## Directions for this task:
Restate the entire listing word for word.

--

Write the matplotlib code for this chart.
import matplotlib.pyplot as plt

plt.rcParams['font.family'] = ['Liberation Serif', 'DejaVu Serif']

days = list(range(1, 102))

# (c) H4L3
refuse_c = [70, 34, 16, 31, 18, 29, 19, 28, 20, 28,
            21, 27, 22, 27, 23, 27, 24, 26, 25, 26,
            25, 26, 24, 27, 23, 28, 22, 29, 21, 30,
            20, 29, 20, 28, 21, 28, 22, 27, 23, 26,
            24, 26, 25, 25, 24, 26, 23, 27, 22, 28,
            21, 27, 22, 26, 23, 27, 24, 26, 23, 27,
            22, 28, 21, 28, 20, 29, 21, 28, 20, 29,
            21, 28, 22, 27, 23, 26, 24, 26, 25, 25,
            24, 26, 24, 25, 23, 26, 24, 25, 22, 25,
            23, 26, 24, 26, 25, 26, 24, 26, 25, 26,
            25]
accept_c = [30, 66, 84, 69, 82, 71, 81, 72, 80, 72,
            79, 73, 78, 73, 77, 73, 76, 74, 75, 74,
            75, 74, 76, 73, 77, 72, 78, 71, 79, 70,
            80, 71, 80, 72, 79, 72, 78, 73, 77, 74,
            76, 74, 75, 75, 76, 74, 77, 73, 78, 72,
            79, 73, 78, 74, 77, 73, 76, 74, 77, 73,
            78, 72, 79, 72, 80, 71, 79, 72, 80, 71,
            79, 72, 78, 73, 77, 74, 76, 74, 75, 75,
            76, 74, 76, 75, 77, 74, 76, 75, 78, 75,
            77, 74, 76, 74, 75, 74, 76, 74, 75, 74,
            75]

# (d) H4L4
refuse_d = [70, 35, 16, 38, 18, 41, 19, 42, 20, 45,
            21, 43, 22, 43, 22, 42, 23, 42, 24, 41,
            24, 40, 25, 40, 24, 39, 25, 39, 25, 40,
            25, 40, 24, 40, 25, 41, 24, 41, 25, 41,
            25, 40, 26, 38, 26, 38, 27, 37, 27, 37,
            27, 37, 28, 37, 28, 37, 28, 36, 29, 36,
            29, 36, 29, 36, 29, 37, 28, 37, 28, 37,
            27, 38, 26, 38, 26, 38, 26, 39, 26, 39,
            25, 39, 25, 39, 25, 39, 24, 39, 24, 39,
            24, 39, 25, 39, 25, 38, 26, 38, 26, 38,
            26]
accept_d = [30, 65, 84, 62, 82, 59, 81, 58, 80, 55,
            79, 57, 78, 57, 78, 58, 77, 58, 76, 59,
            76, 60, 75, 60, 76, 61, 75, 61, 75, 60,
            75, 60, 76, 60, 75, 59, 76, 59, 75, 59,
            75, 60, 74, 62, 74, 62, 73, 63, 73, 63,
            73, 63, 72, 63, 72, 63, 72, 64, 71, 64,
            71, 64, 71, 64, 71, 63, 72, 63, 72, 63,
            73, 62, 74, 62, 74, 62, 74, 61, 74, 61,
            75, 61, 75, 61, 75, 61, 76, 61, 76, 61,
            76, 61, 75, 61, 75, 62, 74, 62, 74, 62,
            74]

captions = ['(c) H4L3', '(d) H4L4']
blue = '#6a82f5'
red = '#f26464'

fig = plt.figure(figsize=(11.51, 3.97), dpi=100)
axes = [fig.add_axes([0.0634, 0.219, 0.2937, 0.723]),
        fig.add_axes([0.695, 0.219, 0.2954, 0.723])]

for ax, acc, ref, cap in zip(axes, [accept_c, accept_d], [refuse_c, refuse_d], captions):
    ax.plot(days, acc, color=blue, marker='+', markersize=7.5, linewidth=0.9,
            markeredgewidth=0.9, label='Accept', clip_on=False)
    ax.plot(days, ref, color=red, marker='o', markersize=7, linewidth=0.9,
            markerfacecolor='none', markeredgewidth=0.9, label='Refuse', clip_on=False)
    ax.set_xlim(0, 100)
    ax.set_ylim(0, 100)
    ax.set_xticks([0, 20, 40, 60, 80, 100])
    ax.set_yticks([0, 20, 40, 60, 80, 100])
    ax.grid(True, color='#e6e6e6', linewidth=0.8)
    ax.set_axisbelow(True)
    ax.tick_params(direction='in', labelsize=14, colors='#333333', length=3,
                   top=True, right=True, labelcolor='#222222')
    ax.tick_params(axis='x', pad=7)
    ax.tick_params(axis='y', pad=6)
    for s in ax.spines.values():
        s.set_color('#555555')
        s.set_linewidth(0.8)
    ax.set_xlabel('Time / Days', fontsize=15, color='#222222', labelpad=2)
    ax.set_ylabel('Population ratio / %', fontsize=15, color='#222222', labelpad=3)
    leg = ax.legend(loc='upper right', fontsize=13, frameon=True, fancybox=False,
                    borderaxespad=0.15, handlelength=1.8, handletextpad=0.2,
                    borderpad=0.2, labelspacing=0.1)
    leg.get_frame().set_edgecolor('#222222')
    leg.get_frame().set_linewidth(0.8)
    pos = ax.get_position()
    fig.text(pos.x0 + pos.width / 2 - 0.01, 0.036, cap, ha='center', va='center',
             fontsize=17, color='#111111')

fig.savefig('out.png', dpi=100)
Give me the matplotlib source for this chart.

--

## Response to the exercise:
Write the matplotlib code for this chart.
import matplotlib.pyplot as plt

plt.rcParams['font.family'] = ['Liberation Serif', 'DejaVu Serif']

days = list(range(1, 102))

# (c) H4L3
refuse_c = [70, 34, 16, 31, 18, 29, 19, 28, 20, 28,
            21, 27, 22, 27, 23, 27, 24, 26, 25, 26,
            25, 26, 24, 27, 23, 28, 22, 29, 21, 30,
            20, 29, 20, 28, 21, 28, 22, 27, 23, 26,
            24, 26, 25, 25, 24, 26, 23, 27, 22, 28,
            21, 27, 22, 26, 23, 27, 24, 26, 23, 27,
            22, 28, 21, 28, 20, 29, 21, 28, 20, 29,
            21, 28, 22, 27, 23, 26, 24, 26, 25, 25,
            24, 26, 24, 25, 23, 26, 24, 25, 22, 25,
            23, 26, 24, 26, 25, 26, 24, 26, 25, 26,
            25]
accept_c = [30, 66, 84, 69, 82, 71, 81, 72, 80, 72,
            79, 73, 78, 73, 77, 73, 76, 74, 75, 74,
            75, 74, 76, 73, 77, 72, 78, 71, 79, 70,
            80, 71, 80, 72, 79, 72, 78, 73, 77, 74,
            76, 74, 75, 75, 76, 74, 77, 73, 78, 72,
            79, 73, 78, 74, 77, 73, 76, 74, 77, 73,
            78, 72, 79, 72, 80, 71, 79, 72, 80, 71,
            79, 72, 78, 73, 77, 74, 76, 74, 75, 75,
            76, 74, 76, 75, 77, 74, 76, 75, 78, 75,
            77, 74, 76, 74, 75, 74, 76, 74, 75, 74,
            75]

# (d) H4L4
refuse_d = [70, 35, 16, 38, 18, 41, 19, 42, 20, 45,
            21, 43, 22, 43, 22, 42, 23, 42, 24, 41,
            24, 40, 25, 40, 24, 39, 25, 39, 25, 40,
            25, 40, 24, 40, 25, 41, 24, 41, 25, 41,
            25, 40, 26, 38, 26, 38, 27, 37, 27, 37,
            27, 37, 28, 37, 28, 37, 28, 36, 29, 36,
            29, 36, 29, 36, 29, 37, 28, 37, 28, 37,
            27, 38, 26, 38, 26, 38, 26, 39, 26, 39,
            25, 39, 25, 39, 25, 39, 24, 39, 24, 39,
            24, 39, 25, 39, 25, 38, 26, 38, 26, 38,
            26]
accept_d = [30, 65, 84, 62, 82, 59, 81, 58, 80, 55,
            79, 57, 78, 57, 78, 58, 77, 58, 76, 59,
            76, 60, 75, 60, 76, 61, 75, 61, 75, 60,
            75, 60, 76, 60, 75, 59, 76, 59, 75, 59,
            75, 60, 74, 62, 74, 62, 73, 63, 73, 63,
            73, 63, 72, 63, 72, 63, 72, 64, 71, 64,
            71, 64, 71, 64, 71, 63, 72, 63, 72, 63,
            73, 62, 74, 62, 74, 62, 74, 61, 74, 61,
            75, 61, 75, 61, 75, 61, 76, 61, 76, 61,
            76, 61, 75, 61, 75, 62, 74, 62, 74, 62,
            74]

captions = ['(c) H4L3', '(d) H4L4']
blue = '#6a82f5'
red = '#f26464'

fig = plt.figure(figsize=(11.51, 3.97), dpi=100)
axes = [fig.add_axes([0.0634, 0.219, 0.2937, 0.723]),
        fig.add_axes([0.695, 0.219, 0.2954, 0.723])]

for ax, acc, ref, cap in zip(axes, [accept_c, accept_d], [refuse_c, refuse_d], captions):
    ax.plot(days, acc, color=blue, marker='+', markersize=7.5, linewidth=0.9,
            markeredgewidth=0.9, label='Accept', clip_on=False)
    ax.plot(days, ref, color=red, marker='o', markersize=7, linewidth=0.9,
            markerfacecolor='none', markeredgewidth=0.9, label='Refuse', clip_on=False)
    ax.set_xlim(0, 100)
    ax.set_ylim(0, 100)
    ax.set_xticks([0, 20, 40, 60, 80, 100])
    ax.set_yticks([0, 20, 40, 60, 80, 100])
    ax.grid(True, color='#e6e6e6', linewidth=0.8)
    ax.set_axisbelow(True)
    ax.tick_params(direction='in', labelsize=14, colors='#333333', length=3,
                   top=True, right=True, labelcolor='#222222')
    ax.tick_params(axis='x', pad=7)
    ax.tick_params(axis='y', pad=6)
    for s in ax.spines.values():
        s.set_color('#555555')
        s.set_linewidth(0.8)
    ax.set_xlabel('Time / Days', fontsize=15, color='#222222', labelpad=2)
    ax.set_ylabel('Population ratio / %', fontsize=15, color='#222222', labelpad=3)
    leg = ax.legend(loc='upper right', fontsize=13, frameon=True, fancybox=False,
                    borderaxespad=0.15, handlelength=1.8, handletextpad=0.2,
                    borderpad=0.2, labelspacing=0.1)
    leg.get_frame().set_edgecolor('#222222')
    leg.get_frame().set_linewidth(0.8)
    pos = ax.get_position()
    fig.text(pos.x0 + pos.width / 2 - 0.01, 0.036, cap, ha='center', va='center',
             fontsize=17, color='#111111')

fig.savefig('out.png', dpi=100)
Give me the matplotlib source for this chart.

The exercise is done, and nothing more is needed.